## Problem to work on:
Restate the data below word for word. Skip any images it contains.

## Data shown:
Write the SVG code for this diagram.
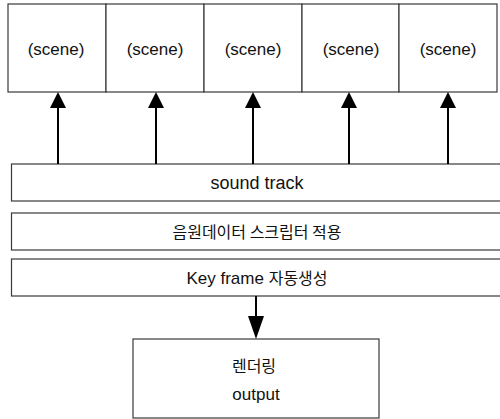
<svg xmlns="http://www.w3.org/2000/svg" width="500" height="419" viewBox="0 0 500 419">
<style>
.box{fill:#fff;stroke:#3a3a3a;stroke-width:1.2}
.t{font-family:"Liberation Sans","Noto Sans CJK KR",sans-serif;fill:#111;text-anchor:middle}
.k{font-family:"Noto Sans CJK KR","Liberation Sans",sans-serif;fill:#111;text-anchor:middle}
.ln{stroke:#000;stroke-width:2;fill:none}
.hd{fill:#000}
</style>
<rect width="500" height="419" fill="#fff"/>
<g id="scene1"><rect class="box" x="8" y="4" width="98" height="88"/><text class="t" x="56" y="55" font-size="17">(scene)</text></g>
<g id="scene2"><rect class="box" x="106" y="4" width="98" height="88"/><text class="t" x="155" y="55" font-size="17">(scene)</text></g>
<g id="scene3"><rect class="box" x="204" y="4" width="98" height="88"/><text class="t" x="253" y="55" font-size="17">(scene)</text></g>
<g id="scene4"><rect class="box" x="302" y="4" width="97" height="88"/><text class="t" x="351" y="55" font-size="17">(scene)</text></g>
<g id="scene5"><rect class="box" x="399" y="4" width="98" height="88"/><text class="t" x="448" y="55" font-size="17">(scene)</text></g>
<g id="soundtrack"><rect class="box" x="11.5" y="164" width="495" height="37"/><text class="t" x="257" y="189" font-size="18">sound track</text></g>
<g id="script"><rect class="box" x="11.5" y="213" width="495" height="37"/><text class="k" x="257" y="238" font-size="16">음원데이터 스크립터 적용</text></g>
<g id="keyframe"><rect class="box" x="11.5" y="259" width="495" height="37"/><text class="k" x="257" y="284" font-size="16"><tspan font-family="Liberation Sans, sans-serif" font-size="17">Key frame </tspan>자동생성</text></g>
<g id="output"><rect class="box" x="133" y="339" width="246" height="79"/><text class="k" x="254" y="372" font-size="16">렌더링</text><text class="t" x="256" y="400" font-size="17">output</text></g>
<g id="connectors">
<line class="ln" x1="58" y1="164" x2="58" y2="106"/><polygon class="hd" points="58,92 50,108 66,108"/>
<line class="ln" x1="156" y1="164" x2="156" y2="106"/><polygon class="hd" points="156,92 148,108 164,108"/>
<line class="ln" x1="253" y1="164" x2="253" y2="106"/><polygon class="hd" points="253,92 245,108 261,108"/>
<line class="ln" x1="349" y1="164" x2="349" y2="106"/><polygon class="hd" points="349,92 341,108 357,108"/>
<line class="ln" x1="448" y1="164" x2="448" y2="106"/><polygon class="hd" points="448,92 440,108 456,108"/>
<line class="ln" x1="256" y1="296" x2="256" y2="318"/><polygon class="hd" points="256,339 248,316 264,316"/>
</g>
</svg>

## Output for this exercise:
Write the SVG code for this diagram.
<svg xmlns="http://www.w3.org/2000/svg" width="500" height="419" viewBox="0 0 500 419">
<style>
.box{fill:#fff;stroke:#3a3a3a;stroke-width:1.2}
.t{font-family:"Liberation Sans","Noto Sans CJK KR",sans-serif;fill:#111;text-anchor:middle}
.k{font-family:"Noto Sans CJK KR","Liberation Sans",sans-serif;fill:#111;text-anchor:middle}
.ln{stroke:#000;stroke-width:2;fill:none}
.hd{fill:#000}
</style>
<rect width="500" height="419" fill="#fff"/>
<g id="scene1"><rect class="box" x="8" y="4" width="98" height="88"/><text class="t" x="56" y="55" font-size="17">(scene)</text></g>
<g id="scene2"><rect class="box" x="106" y="4" width="98" height="88"/><text class="t" x="155" y="55" font-size="17">(scene)</text></g>
<g id="scene3"><rect class="box" x="204" y="4" width="98" height="88"/><text class="t" x="253" y="55" font-size="17">(scene)</text></g>
<g id="scene4"><rect class="box" x="302" y="4" width="97" height="88"/><text class="t" x="351" y="55" font-size="17">(scene)</text></g>
<g id="scene5"><rect class="box" x="399" y="4" width="98" height="88"/><text class="t" x="448" y="55" font-size="17">(scene)</text></g>
<g id="soundtrack"><rect class="box" x="11.5" y="164" width="495" height="37"/><text class="t" x="257" y="189" font-size="18">sound track</text></g>
<g id="script"><rect class="box" x="11.5" y="213" width="495" height="37"/><text class="k" x="257" y="238" font-size="16">음원데이터 스크립터 적용</text></g>
<g id="keyframe"><rect class="box" x="11.5" y="259" width="495" height="37"/><text class="k" x="257" y="284" font-size="16"><tspan font-family="Liberation Sans, sans-serif" font-size="17">Key frame </tspan>자동생성</text></g>
<g id="output"><rect class="box" x="133" y="339" width="246" height="79"/><text class="k" x="254" y="372" font-size="16">렌더링</text><text class="t" x="256" y="400" font-size="17">output</text></g>
<g id="connectors">
<line class="ln" x1="58" y1="164" x2="58" y2="106"/><polygon class="hd" points="58,92 50,108 66,108"/>
<line class="ln" x1="156" y1="164" x2="156" y2="106"/><polygon class="hd" points="156,92 148,108 164,108"/>
<line class="ln" x1="253" y1="164" x2="253" y2="106"/><polygon class="hd" points="253,92 245,108 261,108"/>
<line class="ln" x1="349" y1="164" x2="349" y2="106"/><polygon class="hd" points="349,92 341,108 357,108"/>
<line class="ln" x1="448" y1="164" x2="448" y2="106"/><polygon class="hd" points="448,92 440,108 456,108"/>
<line class="ln" x1="256" y1="296" x2="256" y2="318"/><polygon class="hd" points="256,339 248,316 264,316"/>
</g>
</svg>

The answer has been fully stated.